*WORK TO DO*
Please output the records below in full, exactly as given, but without the images.

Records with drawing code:
* Start *

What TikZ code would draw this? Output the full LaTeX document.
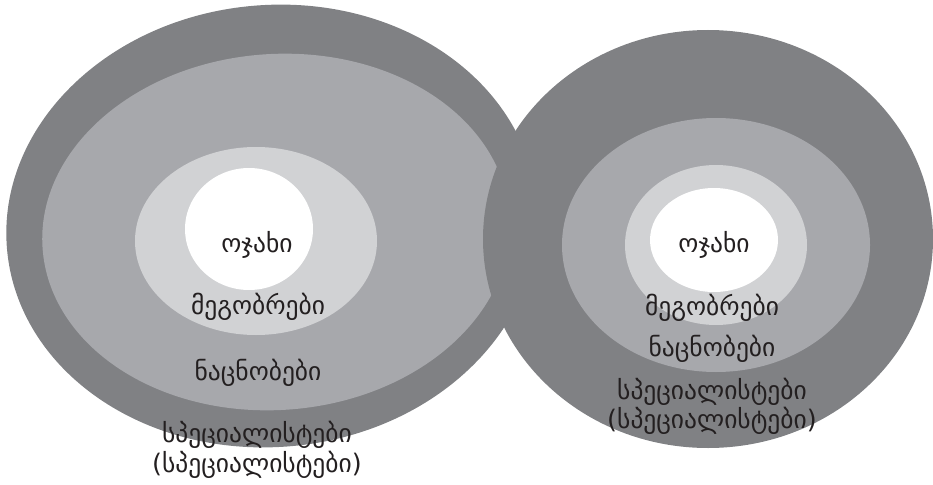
\documentclass[tikz,border=0pt]{standalone}
\usepackage{fontspec}
\setmainfont{DejaVu Sans}
\definecolor{ringA}{RGB}{128,129,132}
\definecolor{ringB}{RGB}{167,168,172}
\definecolor{ringC}{RGB}{209,210,212}
\definecolor{txt}{RGB}{35,31,32}
\begin{document}
\begin{tikzpicture}[x=1pt,y=-1pt,
  lbl/.style={text=txt,font=\fontsize{25.5}{30}\selectfont,inner sep=0pt,align=center}]
\useasboundingbox (0,0) rectangle (933,484);
% left set
\fill[ringA,rotate around={5:(272,226)}] (272,226) ellipse [x radius=266pt, y radius=221pt];
\fill[ringB,rotate around={4:(276,232)}] (276,232) ellipse [x radius=234pt, y radius=178pt];
\fill[ringC] (256,241) ellipse [x radius=121pt, y radius=94pt];
\fill[white] (249,229) ellipse [x radius=64pt, y radius=61pt];
% right set
\fill[ringA] (708,239) ellipse [x radius=225pt, y radius=209pt];
\fill[ringB] (716,245) ellipse [x radius=154pt, y radius=127pt];
\fill[ringC] (716,245) ellipse [x radius=91pt, y radius=80pt];
\fill[white] (714,240) ellipse [x radius=64pt, y radius=52pt];
% labels left
\node[lbl] (l1) at (257,245) {ოჯახი};
\node[lbl] (l2) at (258,307) {მეგობრები};
\node[lbl] (l3) at (258,373) {ნაცნობები};
\node[lbl] (l4) at (257,435) {სპეციალისტები};
\node[lbl] (l5) at (257,465) {(სპეციალისტები)};
% labels right
\node[lbl] (r1) at (714,245) {ოჯახი};
\node[lbl] (r2) at (712,308) {მეგობრები};
\node[lbl] (r3) at (712,349) {ნაცნობები};
\node[lbl] (r4) at (712,392) {სპეციალისტები};
\node[lbl] (r5) at (712,421) {(სპეციალისტები)};
\end{tikzpicture}
\end{document}
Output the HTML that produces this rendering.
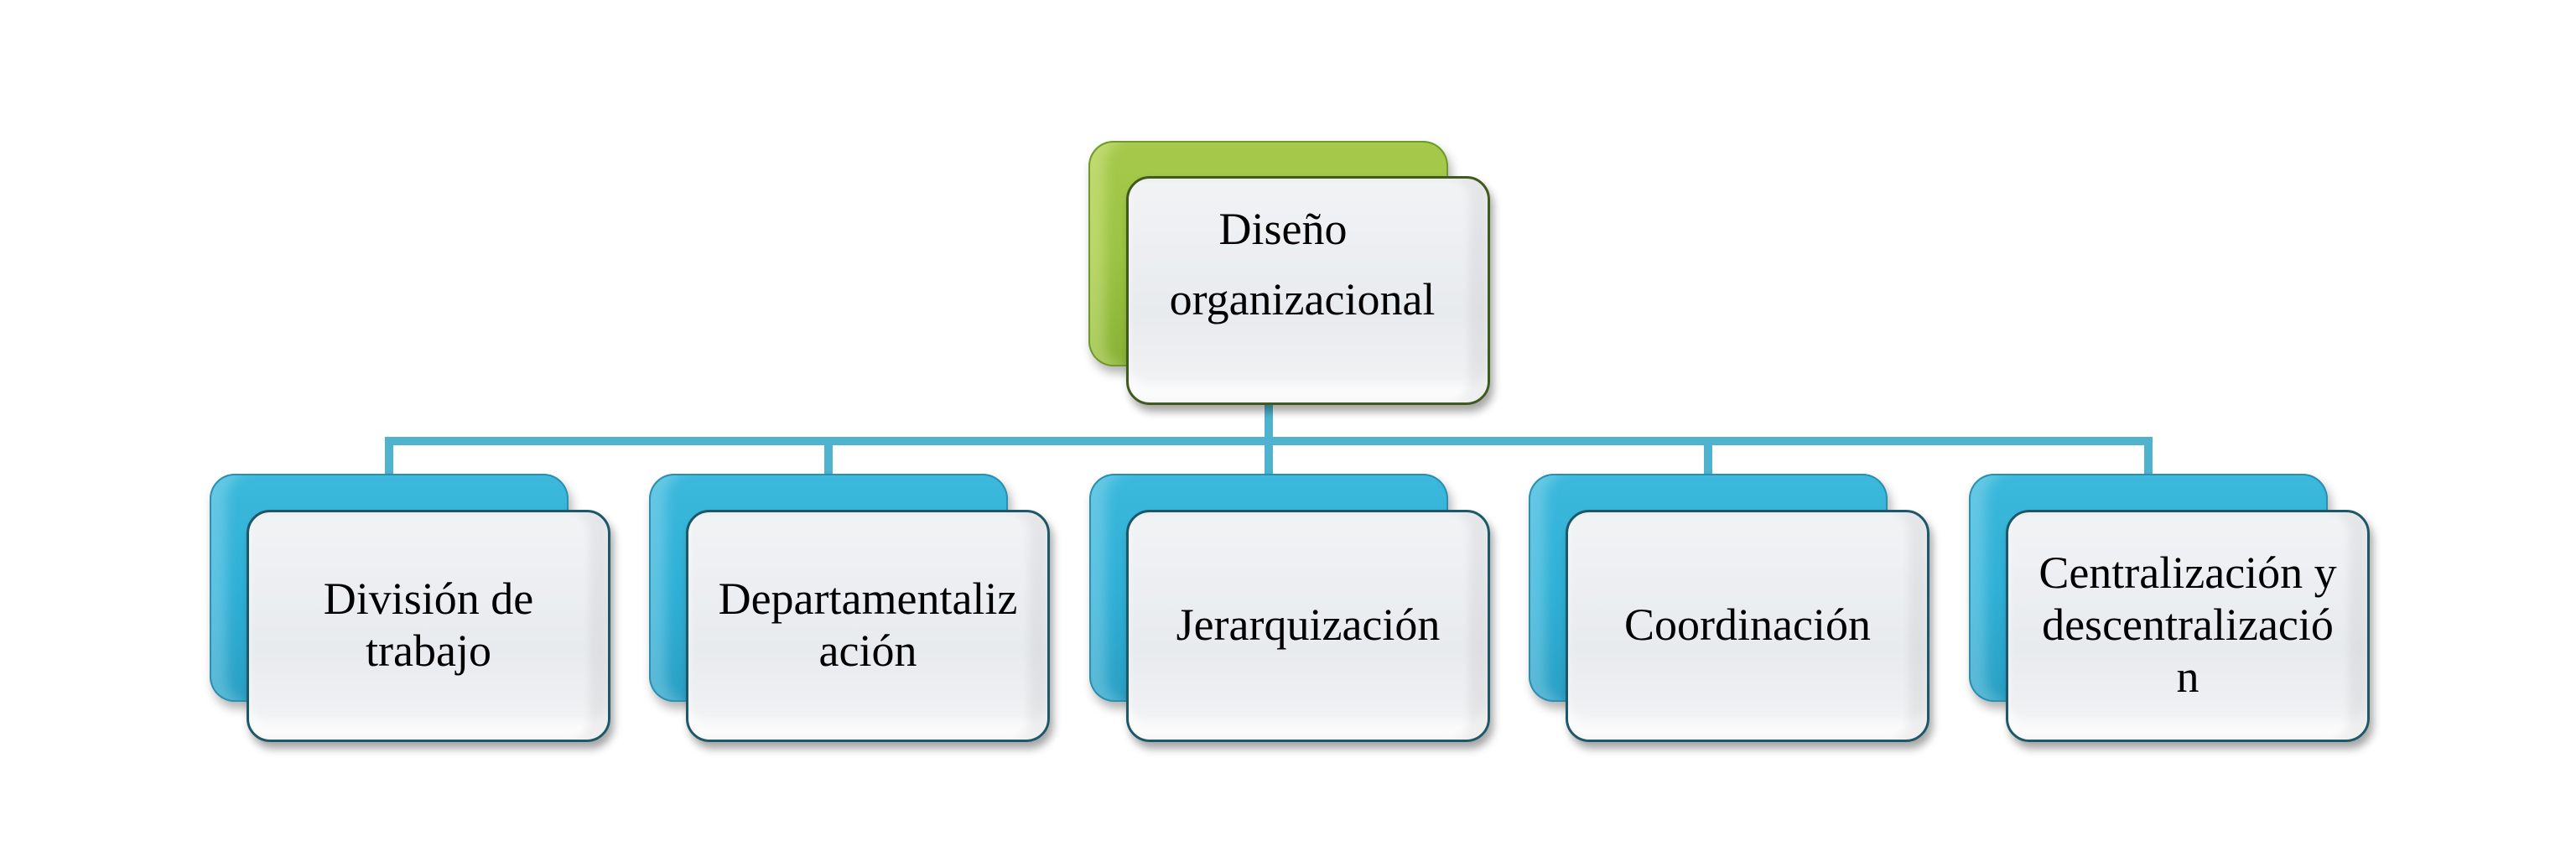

* End *

*WRITTEN ANSWER*
What TikZ code would draw this? Output the full LaTeX document.
\documentclass[tikz,border=0pt]{standalone}
\usepackage{fontspec}
\setmainfont{DejaVu Sans}
\definecolor{ringA}{RGB}{128,129,132}
\definecolor{ringB}{RGB}{167,168,172}
\definecolor{ringC}{RGB}{209,210,212}
\definecolor{txt}{RGB}{35,31,32}
\begin{document}
\begin{tikzpicture}[x=1pt,y=-1pt,
  lbl/.style={text=txt,font=\fontsize{25.5}{30}\selectfont,inner sep=0pt,align=center}]
\useasboundingbox (0,0) rectangle (933,484);
% left set
\fill[ringA,rotate around={5:(272,226)}] (272,226) ellipse [x radius=266pt, y radius=221pt];
\fill[ringB,rotate around={4:(276,232)}] (276,232) ellipse [x radius=234pt, y radius=178pt];
\fill[ringC] (256,241) ellipse [x radius=121pt, y radius=94pt];
\fill[white] (249,229) ellipse [x radius=64pt, y radius=61pt];
% right set
\fill[ringA] (708,239) ellipse [x radius=225pt, y radius=209pt];
\fill[ringB] (716,245) ellipse [x radius=154pt, y radius=127pt];
\fill[ringC] (716,245) ellipse [x radius=91pt, y radius=80pt];
\fill[white] (714,240) ellipse [x radius=64pt, y radius=52pt];
% labels left
\node[lbl] (l1) at (257,245) {ოჯახი};
\node[lbl] (l2) at (258,307) {მეგობრები};
\node[lbl] (l3) at (258,373) {ნაცნობები};
\node[lbl] (l4) at (257,435) {სპეციალისტები};
\node[lbl] (l5) at (257,465) {(სპეციალისტები)};
% labels right
\node[lbl] (r1) at (714,245) {ოჯახი};
\node[lbl] (r2) at (712,308) {მეგობრები};
\node[lbl] (r3) at (712,349) {ნაცნობები};
\node[lbl] (r4) at (712,392) {სპეციალისტები};
\node[lbl] (r5) at (712,421) {(სპეციალისტები)};
\end{tikzpicture}
\end{document}
Output the HTML that produces this rendering.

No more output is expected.